> [Exercise] Retype the stretch of lines that starts at the line containing "Clone this chart in Plotly." and ends at the line containing "-65, -495, -125]", inclusive. Do not include pictures.

> [Data records]
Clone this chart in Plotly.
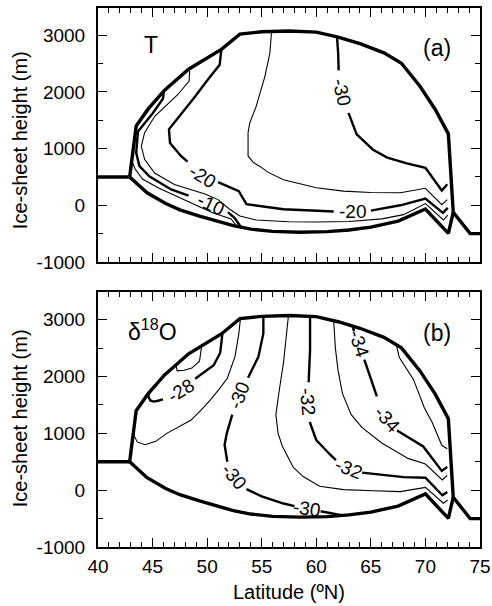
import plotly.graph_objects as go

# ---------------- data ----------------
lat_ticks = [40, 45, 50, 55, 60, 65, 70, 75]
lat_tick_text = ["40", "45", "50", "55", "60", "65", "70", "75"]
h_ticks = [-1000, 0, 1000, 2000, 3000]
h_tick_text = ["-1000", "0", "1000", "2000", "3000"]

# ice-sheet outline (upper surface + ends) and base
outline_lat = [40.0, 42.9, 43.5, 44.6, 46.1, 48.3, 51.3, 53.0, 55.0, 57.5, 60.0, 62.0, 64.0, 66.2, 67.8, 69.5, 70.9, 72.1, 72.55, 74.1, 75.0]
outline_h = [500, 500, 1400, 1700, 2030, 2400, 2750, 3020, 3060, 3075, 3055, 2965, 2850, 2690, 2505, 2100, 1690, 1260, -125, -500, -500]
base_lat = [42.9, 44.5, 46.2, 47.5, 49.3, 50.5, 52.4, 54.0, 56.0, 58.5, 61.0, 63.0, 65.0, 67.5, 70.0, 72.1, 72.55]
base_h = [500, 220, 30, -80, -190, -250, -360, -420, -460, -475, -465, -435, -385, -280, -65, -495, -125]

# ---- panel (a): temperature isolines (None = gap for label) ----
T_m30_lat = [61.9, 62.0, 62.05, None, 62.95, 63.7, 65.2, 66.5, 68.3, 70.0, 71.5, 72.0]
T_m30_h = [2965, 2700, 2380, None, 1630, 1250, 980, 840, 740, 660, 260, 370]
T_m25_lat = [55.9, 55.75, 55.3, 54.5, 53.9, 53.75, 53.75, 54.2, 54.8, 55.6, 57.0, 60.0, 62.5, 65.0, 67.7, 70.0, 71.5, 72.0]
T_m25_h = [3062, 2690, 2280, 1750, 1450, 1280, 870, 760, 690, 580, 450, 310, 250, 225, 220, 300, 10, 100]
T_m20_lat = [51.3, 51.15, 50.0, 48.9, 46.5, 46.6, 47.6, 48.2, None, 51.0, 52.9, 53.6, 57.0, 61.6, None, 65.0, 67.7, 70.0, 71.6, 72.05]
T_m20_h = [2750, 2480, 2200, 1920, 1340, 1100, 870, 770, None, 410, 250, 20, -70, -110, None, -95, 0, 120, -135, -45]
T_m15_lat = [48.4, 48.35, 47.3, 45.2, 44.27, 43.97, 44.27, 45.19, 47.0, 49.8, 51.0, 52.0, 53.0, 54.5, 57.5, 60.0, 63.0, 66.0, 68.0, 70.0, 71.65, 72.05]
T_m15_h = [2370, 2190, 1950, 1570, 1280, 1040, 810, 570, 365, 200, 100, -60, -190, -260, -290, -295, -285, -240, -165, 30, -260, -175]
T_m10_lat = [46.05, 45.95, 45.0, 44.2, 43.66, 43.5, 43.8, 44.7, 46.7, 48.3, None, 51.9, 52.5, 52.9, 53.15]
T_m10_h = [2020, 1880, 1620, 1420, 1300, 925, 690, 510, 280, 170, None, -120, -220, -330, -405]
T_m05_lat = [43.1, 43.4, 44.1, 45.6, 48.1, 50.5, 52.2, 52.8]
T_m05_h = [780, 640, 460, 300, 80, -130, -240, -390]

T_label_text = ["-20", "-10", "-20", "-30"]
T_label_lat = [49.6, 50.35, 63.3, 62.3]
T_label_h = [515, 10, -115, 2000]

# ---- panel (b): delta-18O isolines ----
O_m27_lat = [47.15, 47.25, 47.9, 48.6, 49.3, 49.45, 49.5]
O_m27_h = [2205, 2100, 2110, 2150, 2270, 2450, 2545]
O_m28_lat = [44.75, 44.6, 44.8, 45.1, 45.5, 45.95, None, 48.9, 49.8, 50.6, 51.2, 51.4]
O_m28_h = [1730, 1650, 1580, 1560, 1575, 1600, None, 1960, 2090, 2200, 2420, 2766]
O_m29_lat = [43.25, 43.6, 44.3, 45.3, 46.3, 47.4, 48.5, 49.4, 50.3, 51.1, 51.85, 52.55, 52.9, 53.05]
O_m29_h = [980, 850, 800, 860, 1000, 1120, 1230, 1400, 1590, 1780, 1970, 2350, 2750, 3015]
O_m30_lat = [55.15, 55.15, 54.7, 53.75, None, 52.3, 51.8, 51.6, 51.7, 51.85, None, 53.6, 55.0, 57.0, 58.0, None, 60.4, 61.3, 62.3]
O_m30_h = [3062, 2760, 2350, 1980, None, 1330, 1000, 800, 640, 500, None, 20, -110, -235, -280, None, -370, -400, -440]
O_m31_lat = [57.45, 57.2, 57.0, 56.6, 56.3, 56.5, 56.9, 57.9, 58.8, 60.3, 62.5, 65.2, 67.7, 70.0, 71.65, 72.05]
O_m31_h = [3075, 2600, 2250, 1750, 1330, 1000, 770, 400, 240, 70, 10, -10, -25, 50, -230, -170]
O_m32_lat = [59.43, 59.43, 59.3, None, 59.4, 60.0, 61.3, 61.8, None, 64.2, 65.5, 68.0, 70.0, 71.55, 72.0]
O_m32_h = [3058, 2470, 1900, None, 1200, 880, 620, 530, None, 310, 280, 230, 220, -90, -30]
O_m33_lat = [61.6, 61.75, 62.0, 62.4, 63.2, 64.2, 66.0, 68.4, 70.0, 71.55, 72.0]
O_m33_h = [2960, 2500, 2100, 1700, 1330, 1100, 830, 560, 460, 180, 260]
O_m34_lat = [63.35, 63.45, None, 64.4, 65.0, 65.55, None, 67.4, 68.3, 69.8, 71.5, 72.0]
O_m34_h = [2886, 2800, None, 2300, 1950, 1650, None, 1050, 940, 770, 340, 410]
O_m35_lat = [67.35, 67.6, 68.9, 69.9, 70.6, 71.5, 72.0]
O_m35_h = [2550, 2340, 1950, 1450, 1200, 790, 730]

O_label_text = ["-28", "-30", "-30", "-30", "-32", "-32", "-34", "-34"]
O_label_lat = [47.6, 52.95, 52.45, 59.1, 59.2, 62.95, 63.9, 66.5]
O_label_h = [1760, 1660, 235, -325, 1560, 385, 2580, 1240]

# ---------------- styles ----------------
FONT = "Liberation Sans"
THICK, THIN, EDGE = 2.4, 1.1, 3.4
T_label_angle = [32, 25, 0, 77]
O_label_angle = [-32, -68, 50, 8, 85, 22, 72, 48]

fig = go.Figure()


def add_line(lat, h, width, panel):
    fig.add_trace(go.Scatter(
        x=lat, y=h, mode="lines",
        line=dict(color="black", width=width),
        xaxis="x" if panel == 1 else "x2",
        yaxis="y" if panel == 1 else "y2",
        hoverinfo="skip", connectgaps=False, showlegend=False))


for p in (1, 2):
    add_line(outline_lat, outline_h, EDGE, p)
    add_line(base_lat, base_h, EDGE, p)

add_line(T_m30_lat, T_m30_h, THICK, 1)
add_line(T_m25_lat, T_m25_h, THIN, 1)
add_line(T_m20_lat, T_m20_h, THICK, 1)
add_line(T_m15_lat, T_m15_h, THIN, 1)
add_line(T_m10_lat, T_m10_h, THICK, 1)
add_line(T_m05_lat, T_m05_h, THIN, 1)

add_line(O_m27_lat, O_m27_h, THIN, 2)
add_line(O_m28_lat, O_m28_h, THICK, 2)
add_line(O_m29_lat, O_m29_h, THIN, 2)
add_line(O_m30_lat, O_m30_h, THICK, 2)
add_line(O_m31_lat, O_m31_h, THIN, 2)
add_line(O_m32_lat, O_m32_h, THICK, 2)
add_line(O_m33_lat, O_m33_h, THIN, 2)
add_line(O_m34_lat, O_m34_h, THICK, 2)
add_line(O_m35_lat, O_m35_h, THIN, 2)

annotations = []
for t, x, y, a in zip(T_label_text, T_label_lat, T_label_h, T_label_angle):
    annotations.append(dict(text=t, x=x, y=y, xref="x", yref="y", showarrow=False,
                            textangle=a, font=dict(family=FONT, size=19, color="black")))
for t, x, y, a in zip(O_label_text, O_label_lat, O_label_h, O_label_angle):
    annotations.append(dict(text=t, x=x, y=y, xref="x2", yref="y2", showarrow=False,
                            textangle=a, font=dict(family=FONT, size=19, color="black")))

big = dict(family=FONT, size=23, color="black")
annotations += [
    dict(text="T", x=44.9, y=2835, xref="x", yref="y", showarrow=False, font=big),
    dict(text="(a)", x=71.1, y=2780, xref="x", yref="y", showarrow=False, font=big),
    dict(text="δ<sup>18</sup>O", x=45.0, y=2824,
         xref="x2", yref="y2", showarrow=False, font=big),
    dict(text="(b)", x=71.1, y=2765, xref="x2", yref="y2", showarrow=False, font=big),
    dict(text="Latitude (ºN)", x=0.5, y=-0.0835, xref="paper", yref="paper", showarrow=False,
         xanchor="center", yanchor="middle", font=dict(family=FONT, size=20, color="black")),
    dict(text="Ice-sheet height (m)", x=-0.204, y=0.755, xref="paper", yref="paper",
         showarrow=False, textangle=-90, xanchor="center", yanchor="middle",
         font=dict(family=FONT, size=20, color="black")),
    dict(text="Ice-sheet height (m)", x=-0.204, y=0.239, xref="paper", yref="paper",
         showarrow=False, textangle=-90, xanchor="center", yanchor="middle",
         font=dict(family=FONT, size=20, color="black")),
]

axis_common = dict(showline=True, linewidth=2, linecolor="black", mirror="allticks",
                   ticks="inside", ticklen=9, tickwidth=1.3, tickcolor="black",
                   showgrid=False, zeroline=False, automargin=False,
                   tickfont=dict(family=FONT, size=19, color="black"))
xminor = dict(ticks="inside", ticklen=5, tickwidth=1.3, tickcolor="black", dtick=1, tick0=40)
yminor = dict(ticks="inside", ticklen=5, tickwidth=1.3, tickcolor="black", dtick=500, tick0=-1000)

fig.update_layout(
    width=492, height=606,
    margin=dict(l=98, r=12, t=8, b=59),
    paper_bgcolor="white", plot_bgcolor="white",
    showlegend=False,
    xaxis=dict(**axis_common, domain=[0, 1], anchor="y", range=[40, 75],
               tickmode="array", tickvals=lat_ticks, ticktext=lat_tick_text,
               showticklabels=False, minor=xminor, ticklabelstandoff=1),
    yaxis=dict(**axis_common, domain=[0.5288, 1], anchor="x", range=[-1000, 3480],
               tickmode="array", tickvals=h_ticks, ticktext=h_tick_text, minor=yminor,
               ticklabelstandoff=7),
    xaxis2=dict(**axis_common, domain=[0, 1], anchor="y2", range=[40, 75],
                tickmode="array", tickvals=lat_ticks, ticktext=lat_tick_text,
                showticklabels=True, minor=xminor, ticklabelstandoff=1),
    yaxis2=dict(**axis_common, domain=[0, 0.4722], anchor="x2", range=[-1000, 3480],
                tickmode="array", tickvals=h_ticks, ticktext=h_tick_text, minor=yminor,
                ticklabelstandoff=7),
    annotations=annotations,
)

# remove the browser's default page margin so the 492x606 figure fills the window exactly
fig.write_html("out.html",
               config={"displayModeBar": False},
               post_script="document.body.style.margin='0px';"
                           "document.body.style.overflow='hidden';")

...

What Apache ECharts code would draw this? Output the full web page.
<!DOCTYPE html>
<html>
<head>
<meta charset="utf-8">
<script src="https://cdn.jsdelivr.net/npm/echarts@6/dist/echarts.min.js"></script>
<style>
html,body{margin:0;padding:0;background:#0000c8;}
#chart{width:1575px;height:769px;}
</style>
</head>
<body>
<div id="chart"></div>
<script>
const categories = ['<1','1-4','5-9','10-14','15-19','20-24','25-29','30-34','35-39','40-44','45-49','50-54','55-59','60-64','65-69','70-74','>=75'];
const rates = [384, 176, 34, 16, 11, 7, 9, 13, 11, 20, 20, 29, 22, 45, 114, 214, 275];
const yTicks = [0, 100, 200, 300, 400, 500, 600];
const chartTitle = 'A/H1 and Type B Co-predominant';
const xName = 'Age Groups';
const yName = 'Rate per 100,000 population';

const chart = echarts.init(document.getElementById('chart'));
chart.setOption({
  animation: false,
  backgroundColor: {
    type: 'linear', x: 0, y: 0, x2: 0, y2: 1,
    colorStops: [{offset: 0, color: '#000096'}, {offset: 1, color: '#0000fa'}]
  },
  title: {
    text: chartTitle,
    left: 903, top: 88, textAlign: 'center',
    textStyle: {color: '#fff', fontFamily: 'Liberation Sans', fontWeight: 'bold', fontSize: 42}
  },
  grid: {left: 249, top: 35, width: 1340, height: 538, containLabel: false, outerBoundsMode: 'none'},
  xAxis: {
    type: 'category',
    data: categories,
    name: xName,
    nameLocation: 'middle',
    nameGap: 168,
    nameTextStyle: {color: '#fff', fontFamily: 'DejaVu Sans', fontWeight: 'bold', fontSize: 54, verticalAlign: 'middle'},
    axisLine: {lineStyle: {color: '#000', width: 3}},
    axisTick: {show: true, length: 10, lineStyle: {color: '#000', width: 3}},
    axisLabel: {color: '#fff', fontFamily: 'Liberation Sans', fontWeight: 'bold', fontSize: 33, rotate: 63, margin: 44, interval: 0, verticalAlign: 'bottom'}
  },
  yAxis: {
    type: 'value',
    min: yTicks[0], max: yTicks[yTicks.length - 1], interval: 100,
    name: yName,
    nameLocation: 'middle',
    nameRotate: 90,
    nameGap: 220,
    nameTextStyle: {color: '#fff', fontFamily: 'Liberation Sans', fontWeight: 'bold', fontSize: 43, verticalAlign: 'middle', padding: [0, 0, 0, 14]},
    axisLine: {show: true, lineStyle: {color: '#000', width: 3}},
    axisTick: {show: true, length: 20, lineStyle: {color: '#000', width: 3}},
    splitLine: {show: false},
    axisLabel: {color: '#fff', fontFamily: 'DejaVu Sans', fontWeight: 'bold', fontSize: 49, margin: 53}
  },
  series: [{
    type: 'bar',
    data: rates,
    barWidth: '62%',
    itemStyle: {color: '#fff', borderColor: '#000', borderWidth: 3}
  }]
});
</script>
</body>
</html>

...

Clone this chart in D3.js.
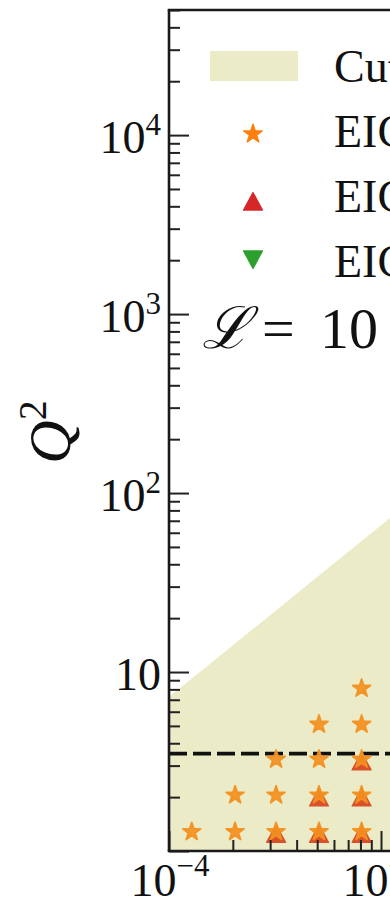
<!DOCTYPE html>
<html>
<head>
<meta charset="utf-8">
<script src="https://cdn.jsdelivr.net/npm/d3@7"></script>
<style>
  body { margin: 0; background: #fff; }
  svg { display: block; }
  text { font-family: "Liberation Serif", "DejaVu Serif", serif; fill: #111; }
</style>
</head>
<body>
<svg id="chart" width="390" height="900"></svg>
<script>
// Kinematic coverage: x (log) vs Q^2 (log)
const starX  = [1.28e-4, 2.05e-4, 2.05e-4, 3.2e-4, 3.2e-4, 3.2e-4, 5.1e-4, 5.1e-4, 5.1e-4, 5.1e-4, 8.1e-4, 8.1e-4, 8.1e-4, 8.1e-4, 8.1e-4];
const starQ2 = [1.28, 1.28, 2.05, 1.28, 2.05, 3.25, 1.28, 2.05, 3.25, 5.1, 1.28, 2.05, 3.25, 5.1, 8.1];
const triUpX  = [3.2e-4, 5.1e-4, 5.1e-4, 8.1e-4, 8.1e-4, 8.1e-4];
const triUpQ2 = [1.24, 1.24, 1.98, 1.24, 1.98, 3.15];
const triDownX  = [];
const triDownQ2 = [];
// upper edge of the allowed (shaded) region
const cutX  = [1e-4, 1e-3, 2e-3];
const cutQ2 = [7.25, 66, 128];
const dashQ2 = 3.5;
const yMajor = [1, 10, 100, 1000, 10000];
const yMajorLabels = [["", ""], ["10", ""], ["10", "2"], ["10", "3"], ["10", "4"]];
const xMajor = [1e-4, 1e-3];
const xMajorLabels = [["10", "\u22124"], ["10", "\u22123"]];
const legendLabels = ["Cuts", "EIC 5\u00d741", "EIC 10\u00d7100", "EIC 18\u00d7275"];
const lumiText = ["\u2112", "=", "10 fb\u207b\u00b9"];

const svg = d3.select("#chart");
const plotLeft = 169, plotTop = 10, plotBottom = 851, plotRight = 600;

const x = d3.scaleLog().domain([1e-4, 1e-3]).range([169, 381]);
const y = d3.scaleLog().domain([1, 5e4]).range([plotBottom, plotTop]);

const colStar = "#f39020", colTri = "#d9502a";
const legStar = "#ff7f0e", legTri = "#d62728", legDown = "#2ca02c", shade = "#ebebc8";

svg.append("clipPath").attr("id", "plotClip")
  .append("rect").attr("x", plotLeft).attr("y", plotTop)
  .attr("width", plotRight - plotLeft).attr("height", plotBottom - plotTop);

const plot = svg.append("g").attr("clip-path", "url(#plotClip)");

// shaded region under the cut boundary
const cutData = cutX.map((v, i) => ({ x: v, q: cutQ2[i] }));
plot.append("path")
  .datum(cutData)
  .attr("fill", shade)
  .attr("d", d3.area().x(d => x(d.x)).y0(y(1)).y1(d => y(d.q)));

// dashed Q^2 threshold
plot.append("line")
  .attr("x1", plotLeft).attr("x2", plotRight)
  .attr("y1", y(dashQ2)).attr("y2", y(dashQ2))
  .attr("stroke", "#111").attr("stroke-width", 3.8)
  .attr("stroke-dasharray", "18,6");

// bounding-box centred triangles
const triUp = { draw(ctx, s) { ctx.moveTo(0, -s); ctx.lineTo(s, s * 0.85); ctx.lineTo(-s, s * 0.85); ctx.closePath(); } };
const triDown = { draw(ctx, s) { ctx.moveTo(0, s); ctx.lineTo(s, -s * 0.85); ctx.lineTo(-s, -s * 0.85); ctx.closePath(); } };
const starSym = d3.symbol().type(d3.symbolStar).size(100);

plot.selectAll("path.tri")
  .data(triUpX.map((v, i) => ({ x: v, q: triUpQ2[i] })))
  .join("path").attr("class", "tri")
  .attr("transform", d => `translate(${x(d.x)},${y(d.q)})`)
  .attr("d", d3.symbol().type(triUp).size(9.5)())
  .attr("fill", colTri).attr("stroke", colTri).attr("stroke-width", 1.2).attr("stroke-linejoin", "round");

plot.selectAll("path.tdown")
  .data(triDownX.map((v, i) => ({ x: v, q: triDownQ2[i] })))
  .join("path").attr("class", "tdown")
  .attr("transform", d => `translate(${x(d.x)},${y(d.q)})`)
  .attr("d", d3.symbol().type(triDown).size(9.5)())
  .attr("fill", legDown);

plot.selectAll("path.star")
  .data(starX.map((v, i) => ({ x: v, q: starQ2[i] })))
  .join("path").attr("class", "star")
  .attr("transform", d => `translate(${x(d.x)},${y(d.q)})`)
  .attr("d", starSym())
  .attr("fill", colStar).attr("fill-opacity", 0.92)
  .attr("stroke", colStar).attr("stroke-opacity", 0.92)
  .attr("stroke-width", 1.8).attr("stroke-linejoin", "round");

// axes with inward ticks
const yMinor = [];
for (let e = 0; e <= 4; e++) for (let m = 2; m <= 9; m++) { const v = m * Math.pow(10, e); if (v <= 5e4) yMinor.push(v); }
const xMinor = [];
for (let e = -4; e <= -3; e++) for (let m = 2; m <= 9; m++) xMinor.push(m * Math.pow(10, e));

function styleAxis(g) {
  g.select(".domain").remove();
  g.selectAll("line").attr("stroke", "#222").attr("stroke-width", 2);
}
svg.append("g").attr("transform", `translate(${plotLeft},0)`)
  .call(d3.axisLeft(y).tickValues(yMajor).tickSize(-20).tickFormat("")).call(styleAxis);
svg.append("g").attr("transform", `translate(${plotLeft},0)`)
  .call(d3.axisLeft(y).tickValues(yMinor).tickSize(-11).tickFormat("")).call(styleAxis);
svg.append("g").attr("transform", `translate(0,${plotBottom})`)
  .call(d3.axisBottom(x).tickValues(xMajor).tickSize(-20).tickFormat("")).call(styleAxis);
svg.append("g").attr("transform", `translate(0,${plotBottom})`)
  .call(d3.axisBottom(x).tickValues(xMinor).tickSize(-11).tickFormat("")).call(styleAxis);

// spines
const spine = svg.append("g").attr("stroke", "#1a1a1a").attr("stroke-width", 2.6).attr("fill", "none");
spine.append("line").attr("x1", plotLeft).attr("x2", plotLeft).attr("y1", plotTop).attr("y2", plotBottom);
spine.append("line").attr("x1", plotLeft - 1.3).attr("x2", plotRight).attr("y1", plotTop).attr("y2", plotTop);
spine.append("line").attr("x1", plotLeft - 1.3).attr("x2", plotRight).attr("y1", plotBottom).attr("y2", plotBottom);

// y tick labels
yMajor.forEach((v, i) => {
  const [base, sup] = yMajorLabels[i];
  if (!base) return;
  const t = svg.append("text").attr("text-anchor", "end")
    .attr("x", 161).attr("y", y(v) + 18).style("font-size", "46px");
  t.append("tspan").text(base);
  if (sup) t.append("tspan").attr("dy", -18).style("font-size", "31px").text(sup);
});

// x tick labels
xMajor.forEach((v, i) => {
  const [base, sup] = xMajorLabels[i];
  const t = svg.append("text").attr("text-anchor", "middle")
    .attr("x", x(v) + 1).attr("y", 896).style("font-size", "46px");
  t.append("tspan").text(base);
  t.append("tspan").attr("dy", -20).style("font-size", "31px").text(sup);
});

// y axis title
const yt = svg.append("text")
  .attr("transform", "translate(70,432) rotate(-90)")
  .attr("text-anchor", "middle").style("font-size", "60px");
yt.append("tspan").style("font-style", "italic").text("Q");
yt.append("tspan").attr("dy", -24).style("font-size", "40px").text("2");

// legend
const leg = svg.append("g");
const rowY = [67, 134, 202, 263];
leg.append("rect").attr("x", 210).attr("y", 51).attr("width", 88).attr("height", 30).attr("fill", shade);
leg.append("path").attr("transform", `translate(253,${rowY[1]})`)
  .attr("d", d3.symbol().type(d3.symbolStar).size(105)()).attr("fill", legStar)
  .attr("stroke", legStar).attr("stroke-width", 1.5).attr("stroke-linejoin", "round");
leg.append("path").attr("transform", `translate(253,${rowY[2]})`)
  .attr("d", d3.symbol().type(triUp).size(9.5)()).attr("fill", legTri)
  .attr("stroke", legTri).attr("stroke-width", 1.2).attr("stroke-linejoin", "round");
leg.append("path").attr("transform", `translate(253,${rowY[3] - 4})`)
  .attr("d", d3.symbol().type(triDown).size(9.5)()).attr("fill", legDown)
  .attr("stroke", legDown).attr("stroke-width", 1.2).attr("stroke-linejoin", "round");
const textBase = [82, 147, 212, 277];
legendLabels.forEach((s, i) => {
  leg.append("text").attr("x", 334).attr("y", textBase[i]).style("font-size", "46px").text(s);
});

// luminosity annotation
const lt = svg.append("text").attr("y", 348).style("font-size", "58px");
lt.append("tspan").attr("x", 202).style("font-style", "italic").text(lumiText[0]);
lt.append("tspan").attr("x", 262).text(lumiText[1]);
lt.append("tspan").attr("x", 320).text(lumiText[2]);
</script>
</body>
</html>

> [Response to the task]
Clone this chart in Plotly.
import plotly.graph_objects as go

# ---------------- data ----------------
lat_ticks = [40, 45, 50, 55, 60, 65, 70, 75]
lat_tick_text = ["40", "45", "50", "55", "60", "65", "70", "75"]
h_ticks = [-1000, 0, 1000, 2000, 3000]
h_tick_text = ["-1000", "0", "1000", "2000", "3000"]

# ice-sheet outline (upper surface + ends) and base
outline_lat = [40.0, 42.9, 43.5, 44.6, 46.1, 48.3, 51.3, 53.0, 55.0, 57.5, 60.0, 62.0, 64.0, 66.2, 67.8, 69.5, 70.9, 72.1, 72.55, 74.1, 75.0]
outline_h = [500, 500, 1400, 1700, 2030, 2400, 2750, 3020, 3060, 3075, 3055, 2965, 2850, 2690, 2505, 2100, 1690, 1260, -125, -500, -500]
base_lat = [42.9, 44.5, 46.2, 47.5, 49.3, 50.5, 52.4, 54.0, 56.0, 58.5, 61.0, 63.0, 65.0, 67.5, 70.0, 72.1, 72.55]
base_h = [500, 220, 30, -80, -190, -250, -360, -420, -460, -475, -465, -435, -385, -280, -65, -495, -125]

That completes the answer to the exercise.